One of the first theories for why the human genome contains so much DNA arose even before the draft human genome sequence had been completed, when researchers already recognised that there was a significant part of our genome that didn’t code for protein. It’s the insulation theory.

Imagine you own a watch. Not just any old watch, but a phenomenally expensive watch such as a vintage Patek Philippe of the type that sells for a couple of million dollars. Now imagine there is a large and very angry baboon in the vicinity, carrying a really heavy stick. You have to put your watch in a room and you are given a choice. You can’t stop the baboon going into any of the rooms, but you can decide on the room where you want to leave the watch.

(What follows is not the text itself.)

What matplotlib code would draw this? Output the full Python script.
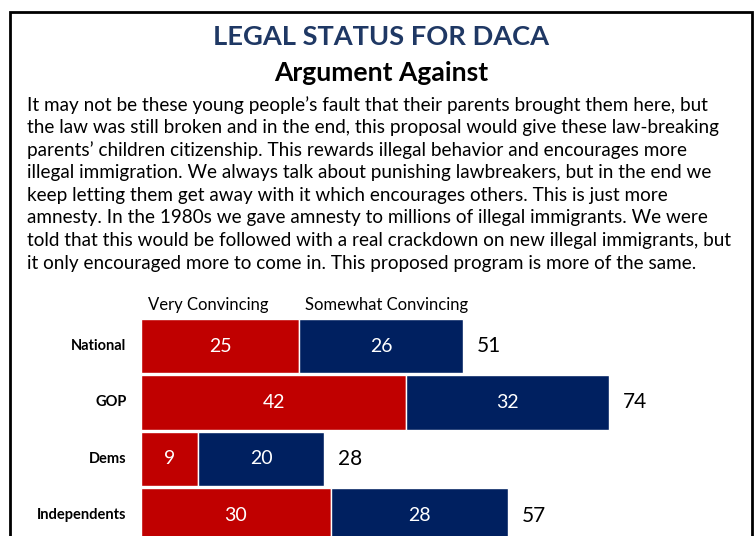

The choices are:

A. A small room with nothing else in it but a table, on which you have to leave the watch.

B. A large room containing 50 rolls of loft insulation, each roll being 5m in length and 20cm deep, and you can hide the watch deep in any one of the 50 rolls.

It’s not that difficult to work out which to choose to maximise the chances of the watch escaping damage, is it? And the insulation theory of junk DNA was built on the same premise. The genes that code for proteins are incredibly important. They have been subjected to high levels of evolutionary pressure, so that in any given
organism, the individual protein sequence is usually as good as it’s likely to get. A mutation in DNA – a change in a base pair – that changes the protein sequence is unlikely to make a protein more effective. It’s more likely that a mutation will interfere with a protein’s function or activity in a way that has negative consequences.